3. Provide Compelling Evidence
The quality of your evidence can make or break your case during representment. Always document every aspect of your transactions, from order confirmations to delivery tracking. Ensure your evidence clearly demonstrates the transaction’s validity and directly addresses the customer’s reason for the dispute.
4. Work with Your Acquirer
Your acquiring bank can be a valuable resource when dealing with chargebacks. Please contact your acquirer and seek their guidance when handling disputes. They can provide insight into the chargeback terms and assist you in navigating the process effectively.
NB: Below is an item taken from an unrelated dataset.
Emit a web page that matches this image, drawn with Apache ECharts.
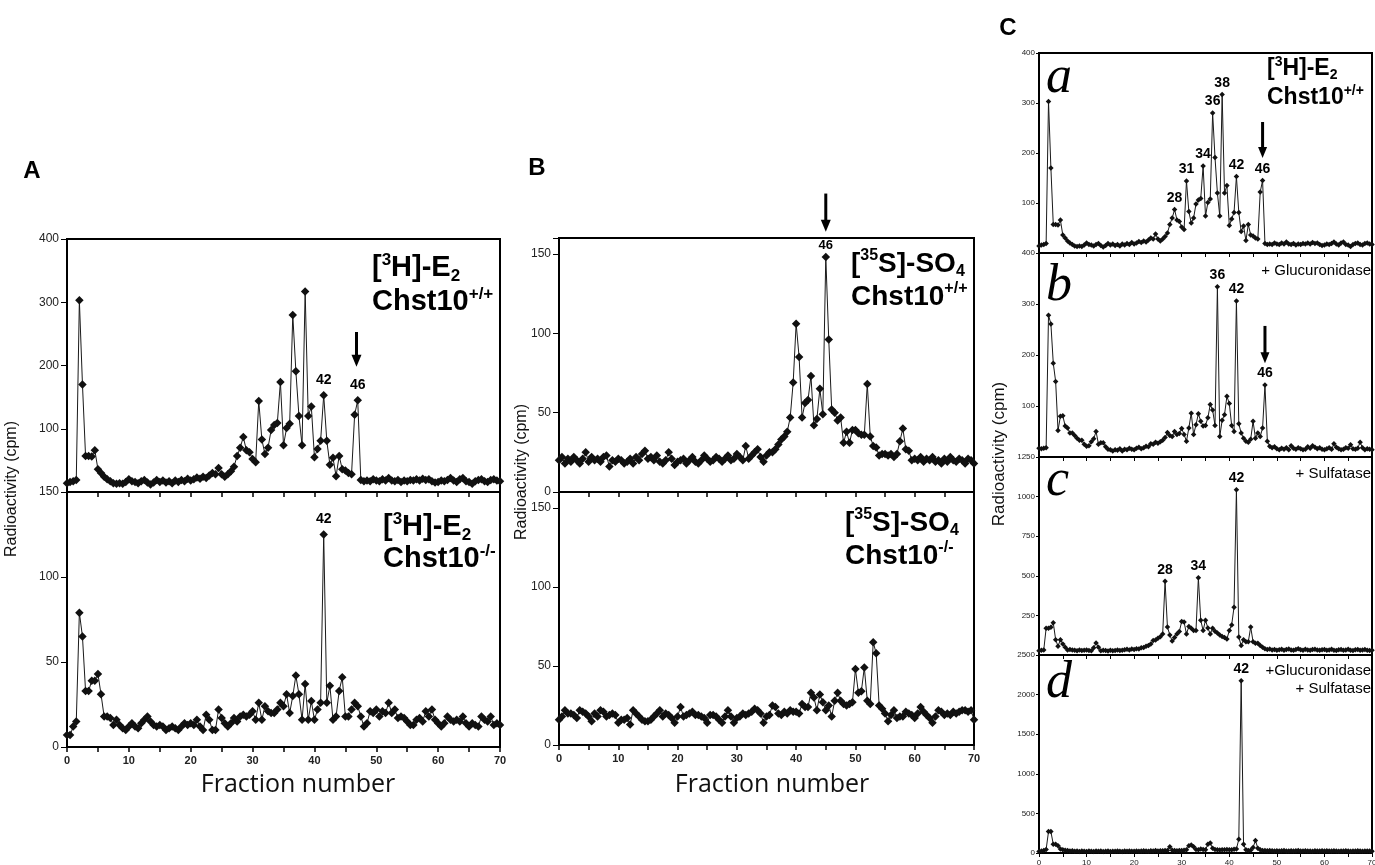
<!DOCTYPE html>
<html>
<head>
<meta charset="utf-8">
<script src="https://cdn.jsdelivr.net/npm/echarts@6/dist/echarts.min.js"></script>
<style>
html,body{margin:0;padding:0;background:#fff;}
#chart{width:1375px;height:865px;}
</style>
</head>
<body>
<div id="chart"></div>
<script>
// ---------- DATA ----------
const fractions = [
 0,0.5,1,1.5,2,2.5,3,3.5,4,4.5,5,5.5,6,6.5,7,7.5,8,8.5,9,9.5,
 10,10.5,11,11.5,12,12.5,13,13.5,14,14.5,15,15.5,16,16.5,17,17.5,18,18.5,19,19.5,
 20,20.5,21,21.5,22,22.5,23,23.5,24,24.5,25,25.5,26,26.5,27,27.5,28,28.5,29,29.5,
 30,30.5,31,31.5,32,32.5,33,33.5,34,34.5,35,35.5,36,36.5,37,37.5,38,38.5,39,39.5,
 40,40.5,41,41.5,42,42.5,43,43.5,44,44.5,45,45.5,46,46.5,47,47.5,48,48.5,49,49.5,
 50,50.5,51,51.5,52,52.5,53,53.5,54,54.5,55,55.5,56,56.5,57,57.5,58,58.5,59,59.5,
 60,60.5,61,61.5,62,62.5,63,63.5,64,64.5,65,65.5,66,66.5,67,67.5,68,68.5,69,69.5,
 70];

// A top / C a : [3H]-E2 Chst10+/+
const e2WildType = [
 14,16,17,19,303,170,57,57,56,66, 36,30,24,20,17,14,13,14,13,16,
 20,17,16,14,17,19,15,12,15,19, 16,18,15,17,14,18,16,19,17,21,
 18,20,23,21,24,22,26,30,28,38, 28,24,28,33,40,57,70,87,66,63,
 52,47,144,83,60,70,98,106,109,174, 74,101,108,280,191,120,74,317,120,135,
 55,68,81,153,81,43,54,25,57,36, 34,30,28,122,145,19,17,18,17,20,
 18,17,20,18,22,18,17,19,16,18, 17,19,18,20,18,21,19,20,17,15,
 16,18,17,19,22,18,16,20,22,17, 16,13,17,19,20,17,16,19,20,18,
 17];
// A bottom : [3H]-E2 Chst10-/-
const e2Knockout = [
 7,7,12,15,79,65,33,33,39,39, 43,31,18,18,17,13,16,13,11,10,
 12,14,12,11,14,16,18,15,13,12, 13,12,10,11,12,11,10,12,14,13,
 14,13,16,12,10,19,16,10,10,22, 17,14,12,14,17,15,18,19,18,19,
 21,16,26,16,24,21,20,20,22,26, 24,31,20,30,42,31,16,37,16,27,
 16,22,26,125,26,36,16,18,33,41, 18,18,22,26,24,18,12,14,21,20,
 22,18,21,20,26,20,22,17,18,17, 15,13,13,16,17,15,21,18,22,16,
 14,12,14,18,16,15,16,15,18,14, 12,14,13,12,18,16,15,18,13,14,
 13];
// B top : [35S]-SO4 Chst10+/+
const so4WildType = [
 20,22,18,21,19,22,20,18,21,25, 19,22,20,21,19,22,23,16,20,19,
 21,20,18,19,21,18,22,20,24,26, 21,22,20,23,19,18,20,25,21,17,
 19,20,21,18,20,22,19,18,20,23, 21,19,20,22,21,19,21,23,20,21,
 24,22,20,29,21,23,25,27,22,19, 23,25,25,27,30,33,35,38,47,69,
 106,85,47,56,58,73,42,46,65,49, 148,96,52,50,45,47,31,38,31,39,
 39,37,36,36,68,35,29,28,23,24, 24,23,24,22,24,32,40,27,26,20,
 21,20,22,19,21,20,22,19,20,18, 21,19,22,20,19,21,20,18,21,20,
 18];
// B bottom : [35S]-SO4 Chst10-/-
const so4Knockout = [
 16,18,22,20,20,19,17,22,21,20, 18,15,20,18,22,21,18,19,20,19,
 14,16,16,17,13,22,20,18,16,15, 15,16,18,20,22,18,20,19,17,14,
 18,24,18,19,20,21,19,19,18,17, 14,19,19,18,16,14,18,22,18,14,
 17,18,20,19,20,21,23,22,20,14, 18,19,25,24,20,19,21,20,22,21,
 21,20,26,24,24,33,30,22,32,27, 22,25,18,28,33,28,26,25,26,27,
 48,33,34,49,28,26,65,58,25,23, 20,15,19,22,17,18,18,21,20,19,
 17,20,24,21,19,17,14,18,22,21, 19,20,19,21,20,21,22,22,21,22,
 16];
// C b : + Glucuronidase
const glucuronidase = [
 17,16,17,18,278,261,184,148,52,80, 81,61,57,47,47,42,37,33,33,25,
 21,22,30,36,50,25,28,28,20,15, 14,12,14,13,16,12,15,14,17,15,
 14,17,19,16,18,21,20,26,25,29, 27,30,33,38,48,42,40,50,44,46,
 56,44,31,57,86,44,63,85,70,61, 62,77,103,92,62,334,40,72,83,119,
 105,62,50,306,65,47,37,31,29,35, 70,37,47,40,57,141,31,21,18,20,
 16,14,17,15,18,14,22,17,15,18, 16,14,15,20,17,22,19,16,18,15,
 14,16,18,15,26,19,16,14,15,18, 17,24,16,15,17,29,18,14,16,15,
 14];
// C c : + Sulfatase
const sulfatase = [
 27,30,32,169,169,175,203,97,55,97, 70,49,32,35,32,30,27,32,28,30,
 32,29,27,45,76,49,27,30,28,25, 30,27,29,32,28,30,33,36,32,38,
 35,40,38,45,48,55,60,70,91,95, 106,115,133,465,176,127,88,110,133,148,
 212,208,133,180,169,154,154,487,220,154, 220,170,133,169,150,139,127,117,110,101,
 154,190,302,1043,113,60,97,84,84,176, 84,74,74,60,49,40,35,38,32,35,
 30,33,36,30,34,38,32,30,35,40, 33,30,36,32,30,34,37,31,30,33,
 35,30,32,36,30,28,33,35,30,32, 36,30,28,33,35,30,32,34,30,28,
 30];
// C d : + Glucuronidase + Sulfatase
const glucSulf = [
 20,25,30,45,270,270,110,110,90,50, 40,35,30,25,28,22,25,20,24,22,
 20,25,22,20,26,22,24,20,22,25, 20,23,21,25,22,20,24,22,25,21,
 23,25,22,24,27,25,23,28,26,30, 25,28,27,32,30,80,35,30,28,33,
 30,35,40,90,100,80,45,40,50,45, 40,110,125,60,45,40,38,42,40,45,
 42,40,48,50,174,2175,110,40,30,35, 70,157,60,40,32,30,28,30,27,25,
 28,25,27,30,26,24,28,25,27,30, 26,25,28,24,26,23,27,25,24,28,
 25,27,24,26,28,25,23,26,24,27, 25,22,26,24,27,25,23,26,24,25,
 22];

// peak labels [fraction, value, text]
const peaksA1 = [[41.5,153,'42'],[47,145,'46']];
const peaksA2 = [[41.5,125,'42']];
const peaksB1 = [[45,148,'46']];
const peaksCa = [[28.5,87,'28'],[31,144,'31'],[34.5,174,'34'],[36.5,280,'36'],[38.5,317,'38'],[41.5,153,'42'],[47,145,'46']];
const peaksCb = [[37.5,334,'36'],[41.5,306,'42'],[47.5,141,'46']];
const peaksCc = [[26.5,465,'28'],[33.5,487,'34'],[41.5,1043,'42']];
const peaksCd = [[42.5,2175,'42']];
// arrows [gridIndex, fraction, fromValue, toValue]
const arrows = [[0, 46.8, 253, 198], [2, 45, 188, 164], [4, 47, 262, 190], [5, 47.5, 257, 184]];

// y-axis ranges [max, interval]
const yRanges = [[400,100],[150,50],[160,50],[160,50],[400,100],[400,100],[1250,250],[2500,500]];
const hideZero = [true,false,false,false,true,true,true,false];

// ---------- CHART ----------
const FONT = "'Liberation Sans', Arial, Helvetica, sans-serif";
const chart = echarts.init(document.getElementById('chart'), null, {renderer:'canvas'});

const grids = [
 {left:67, top:239, width:433, height:253},
 {left:67, top:492, width:433, height:255},
 {left:559, top:238, width:415, height:254},
 {left:559, top:492, width:415, height:253},
 {left:1039, top:53, width:333, height:200},
 {left:1039, top:253, width:333, height:204},
 {left:1039, top:457, width:333, height:198},
 {left:1039, top:655, width:333, height:198}
].map(g => Object.assign({show:true, borderColor:'#000', borderWidth:2, containLabel:false, outerBoundsMode:'none'}, g));

const small = i => i >= 4;
const showX = [false,true,false,true,false,false,false,true];

const xAxes = grids.map((g,i) => ({
  type:'value', gridIndex:i, min:0, max:70, interval:5,
  axisLine:{show:true, lineStyle:{color:'#000', width:2}},
  axisTick:{show:true, length: small(i)?4:5, lineStyle:{color:'#000', width: small(i)?1:1.5}},
  splitLine:{show:false},
  axisLabel:{show:showX[i], margin: small(i)?6:8, fontSize: small(i)?8:11, color:'#222', fontFamily:FONT, fontWeight: small(i)?'normal':'bold',
    formatter: v => (v % 10 === 0 ? String(v) : '')}
}));

const yAxes = grids.map((g,i) => ({
  type:'value', gridIndex:i, min:0, max:yRanges[i][0], interval:yRanges[i][1],
  axisLine:{show:true, lineStyle:{color:'#000', width:2}},
  axisTick:{show:true, length: small(i)?3:6, lineStyle:{color:'#000', width:1}},
  splitLine:{show:false},
  axisLabel:{show:true, margin: small(i)?4:8, fontSize: small(i)?8:12, color:'#222', fontFamily:FONT,
    formatter: v => {
      if (v % yRanges[i][1] !== 0) return '';
      if (v === 0 && hideZero[i]) return '';
      return String(v);
    }}
}));

const valueSets = [e2WildType, e2Knockout, so4WildType, so4Knockout, e2WildType, glucuronidase, sulfatase, glucSulf];
const peakSets = [peaksA1, peaksA2, peaksB1, [], peaksCa, peaksCb, peaksCc, peaksCd];

const series = valueSets.map((vals,i) => {
  const s = {
    type:'line', xAxisIndex:i, yAxisIndex:i,
    data: fractions.map((f,k) => [f, vals[k]]),
    symbol:'diamond', symbolSize: small(i)?5.5:8.5, showSymbol:true, showAllSymbol:true,
    lineStyle:{color:'#1a1a1a', width:1},
    itemStyle:{color:'#111'},
    silent:true, animation:false, z:2
  };
  if (peakSets[i].length) {
    s.markPoint = {
      symbol:'circle', symbolSize:1, silent:true, animation:false,
      itemStyle:{color:'rgba(0,0,0,0)'},
      label:{show:true, position:'top', distance: small(i)?4:(i===2?5:8), color:'#000', fontFamily:FONT, fontWeight:'bold', fontSize: i===2?13:14, formatter:'{b}'},
      data: peakSets[i].map(p => ({name:p[2], coord:[p[0], p[1]]}))
    };
  }
  return s;
});

// rich text helper styles
function richSet(big, sup){
  return {
    b:{fontSize:big, fontWeight:'bold', fontFamily:FONT, fill:'#000', lineHeight:big+4},
    sup:{fontSize:sup, fontWeight:'bold', fontFamily:FONT, fill:'#000', lineHeight:sup-4, verticalAlign:'top'},
    sub:{fontSize:sup, fontWeight:'bold', fontFamily:FONT, fill:'#000', lineHeight:sup-4, verticalAlign:'bottom'}
  };
}
function label2(x, y1, y2, line1, line2, big, sup){
  return [
    {type:'text', x:x, y:y1, silent:true, style:{text:line1, rich:richSet(big,sup), align:'left', verticalAlign:'middle'}},
    {type:'text', x:x, y:y2, silent:true, style:{text:line2, rich:richSet(big,sup), align:'left', verticalAlign:'middle'}}
  ];
}
const E2 = '{b|[}{sup|3}{b|H]-E}{sub|2}';
const SO4 = '{b|[}{sup|35}{b|S]-SO}{sub|4}';
const WT = '{b|Chst10}{sup|+/+}';
const KO = '{b|Chst10}{sup|-/-}';

const plain = (x,y,text,opts) => ({type:'text', x:x, y:y, silent:true,
  style:Object.assign({text:text, fill:'#000', fontFamily:FONT, fontSize:15, align:'left', verticalAlign:'middle'}, opts||{})});
const italic = (x,y,t) => plain(x,y,t,{fontFamily:"'Liberation Serif', 'Times New Roman', serif", fontStyle:'italic', fontSize:52});

const baseGraphic = [].concat(
  label2(372, 268, 302, E2, WT, 29, 17),
  label2(383, 527, 559, E2, KO, 29, 17),
  label2(851, 264, 297, SO4, WT, 28, 16),
  label2(845, 523, 556, SO4, KO, 28, 16),
  label2(1267, 69, 98, E2, WT, 23, 14),
  [
    plain(1371, 271, '+ Glucuronidase', {align:'right'}),
    plain(1371, 474, '+ Sulfatase', {align:'right'}),
    plain(1371, 671, '+Glucuronidase', {align:'right'}),
    plain(1371, 689, '+ Sulfatase', {align:'right'}),
    italic(1046, 78, 'a'),
    italic(1046, 286, 'b'),
    italic(1046, 481, 'c'),
    italic(1046, 683, 'd'),
    plain(32, 171, 'A', {fontSize:24, fontWeight:'bold', align:'center'}),
    plain(537, 168, 'B', {fontSize:24, fontWeight:'bold', align:'center'}),
    plain(1008, 28, 'C', {fontSize:24, fontWeight:'bold', align:'center'}),
    plain(298, 785, 'Fraction number', {fontFamily:"'Open Sans', sans-serif", fontSize:25, align:'center', fill:'#111'}),
    plain(772, 785, 'Fraction number', {fontFamily:"'Open Sans', sans-serif", fontSize:25, align:'center', fill:'#111'}),
    {type:'text', x:12, y:489, rotation:Math.PI/2, silent:true, style:{text:'Radioactivity (cpm)', fill:'#111', fontFamily:FONT, fontSize:16, align:'center', verticalAlign:'middle'}},
    {type:'text', x:522, y:472, rotation:Math.PI/2, silent:true, style:{text:'Radioactivity (cpm)', fill:'#111', fontFamily:FONT, fontSize:16, align:'center', verticalAlign:'middle'}},
    {type:'text', x:999, y:454, rotation:Math.PI/2, silent:true, style:{text:'Radioactivity (cpm)', fill:'#111', fontFamily:FONT, fontSize:17, align:'center', verticalAlign:'middle'}}
  ]
);

chart.setOption({
  animation:false,
  backgroundColor:'#fff',
  grid:grids, xAxis:xAxes, yAxis:yAxes, series:series, graphic:baseGraphic
});

// arrows positioned through the axes' own scales
const arrowGraphic = [];
arrows.forEach(a => {
  const p1 = chart.convertToPixel({gridIndex:a[0]}, [a[1], a[2]]);
  const p2 = chart.convertToPixel({gridIndex:a[0]}, [a[1], a[3]]);
  const big = a[0] < 4;
  const head = big ? 12 : 11, half = big ? 5 : 4.5;
  arrowGraphic.push({type:'line', silent:true, shape:{x1:p1[0], y1:p1[1], x2:p2[0], y2:p2[1]-head+2}, style:{stroke:'#000', lineWidth:3}});
  arrowGraphic.push({type:'polygon', silent:true, shape:{points:[[p2[0]-half, p2[1]-head],[p2[0]+half, p2[1]-head],[p2[0], p2[1]]]}, style:{fill:'#000'}});
});
chart.setOption({graphic: baseGraphic.concat(arrowGraphic)});
</script>
</body>
</html>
5. Use Fraud Prevention Tools
Implementing fraud detection and prevention tools can help you avoid many common reasons for chargebacks, such as unauthorized transactions or friendly fraud. Tools like address verification systems (AVS), card verification value (CVV) checks, and 3D Secure authentication can help verify customers’ identities and prevent fraudulent transactions.
Conclusion
Chargeback terms are essential to the payment ecosystem, allowing consumers to dispute unauthorized or problematic transactions. However, chargebacks can be costly, time-consuming, and complex for merchants. By understanding key chargeback terms—such as reason codes, representment, pre-arbitration, and chargeback ratios—merchants can better navigate the dispute process and protect their bottom line.
It’s vital to be proactive to minimize the impact of chargebacks on your business. Implement strong fraud prevention measures, document everything, respond to disputes promptly, and stay informed about the guidelines set forth by each card network. By taking these steps, you can minimize your risk, reduce your chargeback ratio, and maintain a positive relationship with your payment processors. With a clear understanding of chargeback terms and proactive management, merchants can navigate the complexities of chargebacks and protect their businesses from unnecessary losses.